== WRITTEN TASK ==
From the first line of the listing below, retype each line up to and including the one with "best_yield = [31.1, 32.9, 34.8, 36.6, 37.1]"; pictures stay out.
===== COLLECTED DATA
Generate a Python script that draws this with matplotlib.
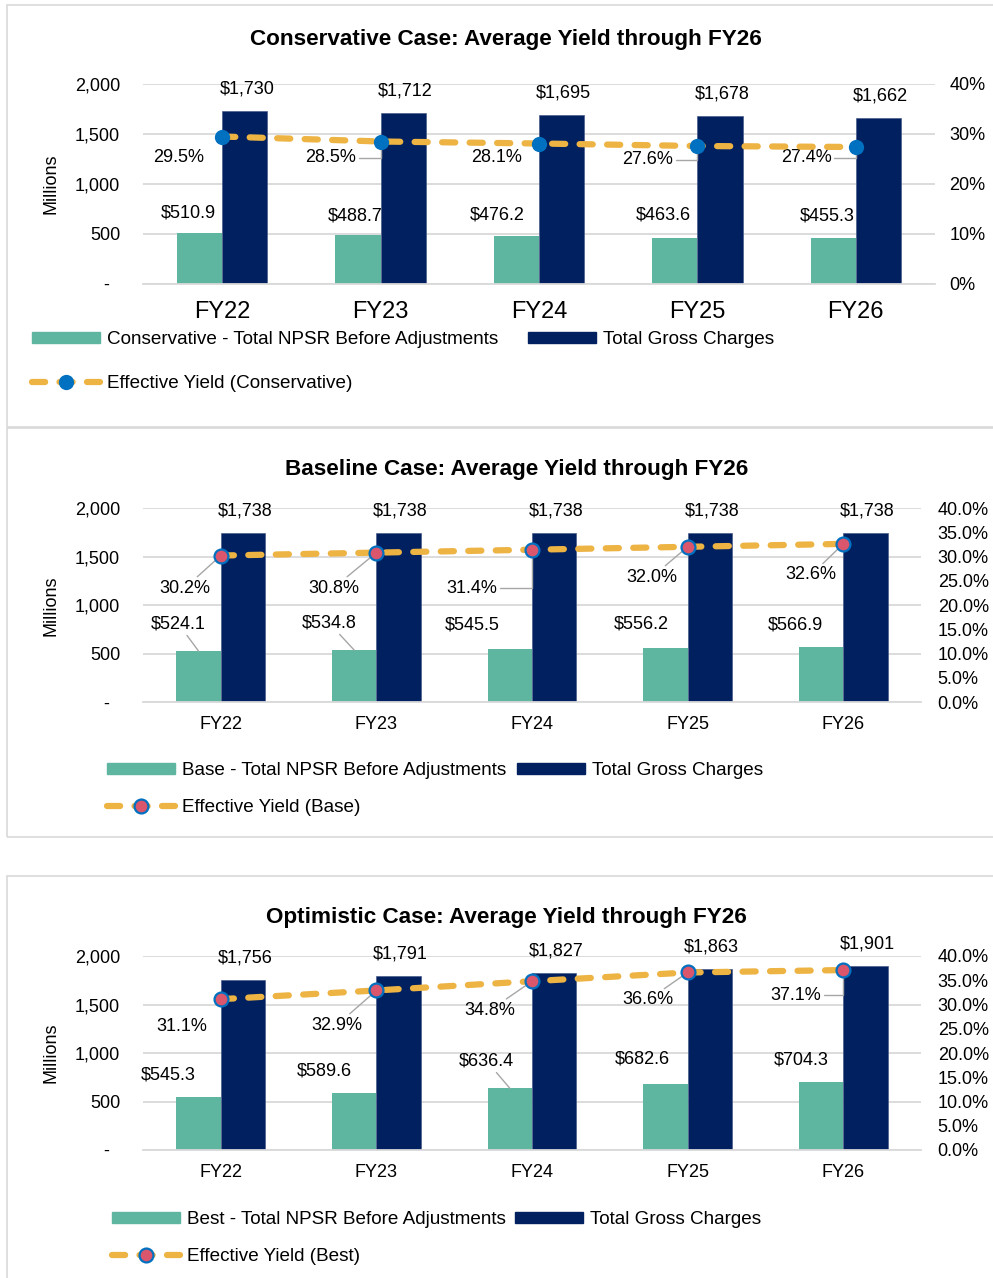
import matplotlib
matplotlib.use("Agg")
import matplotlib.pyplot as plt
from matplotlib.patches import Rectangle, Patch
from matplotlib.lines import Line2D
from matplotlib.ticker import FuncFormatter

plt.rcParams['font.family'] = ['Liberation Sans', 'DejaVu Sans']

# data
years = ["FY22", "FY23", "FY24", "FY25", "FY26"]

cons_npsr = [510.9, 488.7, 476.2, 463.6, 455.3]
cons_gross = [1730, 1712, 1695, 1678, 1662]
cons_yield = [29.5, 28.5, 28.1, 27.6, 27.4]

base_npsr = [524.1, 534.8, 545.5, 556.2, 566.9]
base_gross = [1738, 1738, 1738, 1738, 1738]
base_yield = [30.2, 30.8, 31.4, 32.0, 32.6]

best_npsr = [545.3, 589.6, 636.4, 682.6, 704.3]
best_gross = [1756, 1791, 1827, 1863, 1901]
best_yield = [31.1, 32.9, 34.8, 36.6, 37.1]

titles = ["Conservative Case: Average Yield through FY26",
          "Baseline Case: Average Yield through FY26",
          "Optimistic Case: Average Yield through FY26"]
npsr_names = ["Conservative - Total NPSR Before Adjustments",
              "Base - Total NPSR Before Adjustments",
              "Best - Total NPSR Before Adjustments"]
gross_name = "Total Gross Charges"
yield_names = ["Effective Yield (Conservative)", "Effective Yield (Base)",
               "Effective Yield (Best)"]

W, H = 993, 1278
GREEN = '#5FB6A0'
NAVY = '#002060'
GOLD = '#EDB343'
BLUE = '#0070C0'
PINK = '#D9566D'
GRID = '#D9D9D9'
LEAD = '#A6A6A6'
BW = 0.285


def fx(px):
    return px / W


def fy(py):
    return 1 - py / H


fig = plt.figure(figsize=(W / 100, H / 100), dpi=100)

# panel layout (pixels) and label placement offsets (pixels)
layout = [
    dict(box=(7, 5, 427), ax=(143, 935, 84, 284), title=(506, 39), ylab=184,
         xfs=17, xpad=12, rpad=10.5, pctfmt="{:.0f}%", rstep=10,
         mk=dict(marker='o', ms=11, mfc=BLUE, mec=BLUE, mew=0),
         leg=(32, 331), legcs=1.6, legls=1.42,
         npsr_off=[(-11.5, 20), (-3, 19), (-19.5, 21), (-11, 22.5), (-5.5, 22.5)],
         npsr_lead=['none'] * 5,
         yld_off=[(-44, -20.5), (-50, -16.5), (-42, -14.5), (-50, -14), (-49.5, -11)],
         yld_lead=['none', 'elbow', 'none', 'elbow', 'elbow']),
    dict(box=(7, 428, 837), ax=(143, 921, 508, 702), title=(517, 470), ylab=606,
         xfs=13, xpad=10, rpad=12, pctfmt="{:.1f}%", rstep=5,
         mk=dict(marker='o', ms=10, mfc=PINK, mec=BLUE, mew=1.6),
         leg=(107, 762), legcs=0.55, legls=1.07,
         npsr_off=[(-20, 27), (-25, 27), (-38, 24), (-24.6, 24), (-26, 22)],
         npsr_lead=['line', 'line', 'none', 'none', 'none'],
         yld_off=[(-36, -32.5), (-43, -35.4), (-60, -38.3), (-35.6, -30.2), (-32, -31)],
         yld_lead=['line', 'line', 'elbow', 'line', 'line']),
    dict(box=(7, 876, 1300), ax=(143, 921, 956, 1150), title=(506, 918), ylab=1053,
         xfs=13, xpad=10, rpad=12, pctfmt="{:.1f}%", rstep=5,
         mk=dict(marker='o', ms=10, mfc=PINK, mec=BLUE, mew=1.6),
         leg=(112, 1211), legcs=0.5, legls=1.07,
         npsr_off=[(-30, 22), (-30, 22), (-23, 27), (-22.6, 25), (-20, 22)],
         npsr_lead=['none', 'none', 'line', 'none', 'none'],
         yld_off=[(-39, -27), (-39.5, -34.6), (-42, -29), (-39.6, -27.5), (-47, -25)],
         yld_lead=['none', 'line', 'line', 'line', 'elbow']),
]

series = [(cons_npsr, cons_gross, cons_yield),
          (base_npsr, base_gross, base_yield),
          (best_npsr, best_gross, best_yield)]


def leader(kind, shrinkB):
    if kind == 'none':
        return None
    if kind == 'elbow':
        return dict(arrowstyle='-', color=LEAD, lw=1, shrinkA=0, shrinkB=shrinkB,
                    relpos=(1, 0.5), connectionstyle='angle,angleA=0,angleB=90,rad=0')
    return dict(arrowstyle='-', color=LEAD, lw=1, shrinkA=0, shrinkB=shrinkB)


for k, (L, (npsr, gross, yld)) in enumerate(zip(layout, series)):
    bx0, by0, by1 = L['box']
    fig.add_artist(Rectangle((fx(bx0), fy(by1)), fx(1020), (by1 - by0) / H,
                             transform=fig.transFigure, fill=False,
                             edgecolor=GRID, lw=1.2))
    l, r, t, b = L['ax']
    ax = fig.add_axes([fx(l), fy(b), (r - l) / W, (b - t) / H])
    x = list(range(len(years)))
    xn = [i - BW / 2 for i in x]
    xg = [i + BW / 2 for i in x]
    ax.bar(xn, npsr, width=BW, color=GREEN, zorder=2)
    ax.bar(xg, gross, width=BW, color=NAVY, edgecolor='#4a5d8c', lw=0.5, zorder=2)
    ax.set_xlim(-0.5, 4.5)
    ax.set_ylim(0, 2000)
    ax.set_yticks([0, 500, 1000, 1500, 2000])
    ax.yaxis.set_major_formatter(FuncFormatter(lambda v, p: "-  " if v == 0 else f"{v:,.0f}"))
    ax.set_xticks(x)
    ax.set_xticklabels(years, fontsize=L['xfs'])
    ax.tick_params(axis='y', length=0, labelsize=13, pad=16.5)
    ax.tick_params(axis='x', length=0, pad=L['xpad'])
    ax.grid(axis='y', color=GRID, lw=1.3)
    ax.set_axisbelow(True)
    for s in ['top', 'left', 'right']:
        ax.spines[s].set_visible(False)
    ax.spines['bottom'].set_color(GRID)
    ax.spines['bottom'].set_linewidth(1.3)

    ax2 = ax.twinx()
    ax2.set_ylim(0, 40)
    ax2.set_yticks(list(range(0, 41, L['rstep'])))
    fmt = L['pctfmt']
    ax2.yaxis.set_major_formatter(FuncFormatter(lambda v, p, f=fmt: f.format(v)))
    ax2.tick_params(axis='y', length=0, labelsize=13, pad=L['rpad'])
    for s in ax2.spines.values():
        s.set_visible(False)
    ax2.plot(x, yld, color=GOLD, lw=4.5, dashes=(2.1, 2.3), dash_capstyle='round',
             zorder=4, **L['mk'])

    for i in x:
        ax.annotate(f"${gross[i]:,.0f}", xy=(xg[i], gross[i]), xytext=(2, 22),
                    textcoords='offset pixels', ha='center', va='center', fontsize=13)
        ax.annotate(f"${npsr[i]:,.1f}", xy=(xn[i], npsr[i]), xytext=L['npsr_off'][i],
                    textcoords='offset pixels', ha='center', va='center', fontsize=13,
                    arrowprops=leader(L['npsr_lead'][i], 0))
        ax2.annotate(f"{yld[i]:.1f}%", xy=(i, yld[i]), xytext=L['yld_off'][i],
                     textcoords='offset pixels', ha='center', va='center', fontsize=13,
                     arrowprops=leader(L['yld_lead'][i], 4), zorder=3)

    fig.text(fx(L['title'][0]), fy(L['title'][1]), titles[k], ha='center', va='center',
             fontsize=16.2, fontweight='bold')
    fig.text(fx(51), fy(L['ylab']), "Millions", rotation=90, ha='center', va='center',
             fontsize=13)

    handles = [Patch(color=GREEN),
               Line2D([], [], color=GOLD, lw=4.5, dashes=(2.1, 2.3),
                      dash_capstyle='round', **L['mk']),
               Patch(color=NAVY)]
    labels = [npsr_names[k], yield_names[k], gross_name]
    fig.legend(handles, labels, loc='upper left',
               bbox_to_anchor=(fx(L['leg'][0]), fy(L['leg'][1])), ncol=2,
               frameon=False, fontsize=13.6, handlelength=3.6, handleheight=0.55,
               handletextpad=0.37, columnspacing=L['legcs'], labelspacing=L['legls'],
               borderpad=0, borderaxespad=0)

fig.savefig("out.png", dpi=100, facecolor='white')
==========
== EXERCISE RESPONSE ==
Generate a Python script that draws this with matplotlib.
import matplotlib
matplotlib.use("Agg")
import matplotlib.pyplot as plt
from matplotlib.patches import Rectangle, Patch
from matplotlib.lines import Line2D
from matplotlib.ticker import FuncFormatter

plt.rcParams['font.family'] = ['Liberation Sans', 'DejaVu Sans']

# data
years = ["FY22", "FY23", "FY24", "FY25", "FY26"]

cons_npsr = [510.9, 488.7, 476.2, 463.6, 455.3]
cons_gross = [1730, 1712, 1695, 1678, 1662]
cons_yield = [29.5, 28.5, 28.1, 27.6, 27.4]

base_npsr = [524.1, 534.8, 545.5, 556.2, 566.9]
base_gross = [1738, 1738, 1738, 1738, 1738]
base_yield = [30.2, 30.8, 31.4, 32.0, 32.6]

best_npsr = [545.3, 589.6, 636.4, 682.6, 704.3]
best_gross = [1756, 1791, 1827, 1863, 1901]
best_yield = [31.1, 32.9, 34.8, 36.6, 37.1]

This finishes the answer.